Reuse analysis of indirectly indexed arrays

Abstract

We propose techniques for identifying and exploiting spatial and temporal reuse for indirectly indexed arrays. Indirectly indexed arrays are those arrays which are, typically, accessed inside multilevel loop nests and whose index expression includes not only loop iterators and constants but arrays as well. Existing techniques for improving locality are quite sophisticated in the case of directly indexed arrays. But, unfortunately, they are inadequate for handling indirectly indexed arrays. In this article we therefore extend the existing framework and techniques of directly indexed to indirectly indexed arrays. The concepts of reuse subspace, dependence vector, self, and group reuse are extended and applied in this new context.

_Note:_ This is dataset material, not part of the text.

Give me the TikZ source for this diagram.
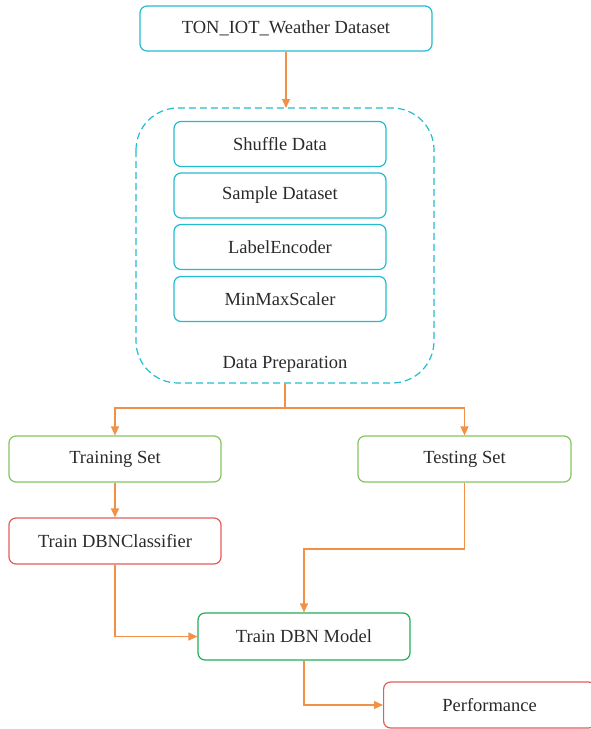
\documentclass[tikz,border=0pt]{standalone}
\usepackage{fontspec}
\setmainfont{Liberation Serif}
\usetikzlibrary{arrows.meta}
\definecolor{cyanline}{HTML}{22BCD0}
\definecolor{lightgreen}{HTML}{82C45E}
\definecolor{darkgreen}{HTML}{1FAE55}
\definecolor{redline}{HTML}{E45B5B}
\definecolor{orangeline}{HTML}{F39048}
\definecolor{textgray}{HTML}{2A2A2A}
\tikzset{
  box/.style={draw, rounded corners=7pt, line width=1.2pt, minimum width=212pt,
    minimum height=46pt, inner sep=0pt, text=textgray,
    font=\fontsize{18.5}{21}\selectfont},
  cyanbox/.style={box, draw=cyanline},
  greenbox/.style={box, draw=lightgreen},
  modelbox/.style={box, draw=darkgreen},
  redbox/.style={box, draw=redline},
  flow/.style={draw=orangeline, line width=1.2pt,
    -{Triangle[length=9pt,width=8pt]}},
  plain/.style={draw=orangeline, line width=1.2pt}
}
\begin{document}
\begin{tikzpicture}[x=1pt,y=-1pt]
  \useasboundingbox (0,0) rectangle (591,729);

  % source data
  \node[cyanbox, minimum width=292pt, minimum height=45pt] (src) at (286,28.5) {TON\_IOT\_Weather Dataset};

  % preparation group
  \draw[cyanline, line width=1.2pt, dash pattern=on 7pt off 4pt, rounded corners=42pt]
    (136,108) rectangle (434,383);
  \node[cyanbox, minimum height=45pt] (shuf) at (280,144) {Shuffle Data};
  \node[cyanbox, minimum height=45pt] (samp) at (280,195.5) {Sample Dataset};
  \node[cyanbox, minimum height=45pt] (lenc) at (280,247) {LabelEncoder};
  \node[cyanbox, minimum height=45pt] (mms) at (280,299) {MinMaxScaler};
  \node[text=textgray, font=\fontsize{18.5}{21}\selectfont] (prep) at (285,364) {Data Preparation};
  \coordinate (prepin) at (286,108);
  \coordinate (prepout) at (285,383);
  \coordinate (split) at (285,408);

  % data split
  \node[greenbox] (train) at (115,459) {Training Set};
  \node[greenbox, minimum width=213pt] (test) at (464.5,459) {Testing Set};
  \node[redbox] (clf) at (115,541) {Train DBNClassifier};
  \node[modelbox, minimum height=47pt] (model) at (304,636.5) {Train DBN Model};
  \node[redbox, anchor=west] (perf) at (383,705) {Performance};

  % connectors
  \draw[flow] (src.south) -- (prepin);
  \draw[plain] (prepout) -- (split);
  \draw[flow] (split) -| (train.north);
  \draw[flow] (split) -| (test.north);
  \draw[flow] (train.south) -- (clf.north);
  \draw[flow] (test.south) |- (304,549) -- (model.north);
  \draw[flow] (clf.south) |- (model.west);
  \draw[flow] (model.south) |- (perf.west);
\end{tikzpicture}
\end{document}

Also, lately scratch-pad memory has become an attractive alternative to data-cache, specially in the embedded multimedia community. This is because embedded systems are very sensitive to area and energy and the scratch-pad is smaller in area and consumes less energy on a per access basis compared to the cache of the same capacity. Several techniques have been proposed in the past for the efficient exploitation of the scratch-pad for directly indexed arrays. We extend these techniques by presenting a method for scratch-pad mapping of indirectly indexed arrays. This enables the scratch-pad to be used in a larger context than was possible before.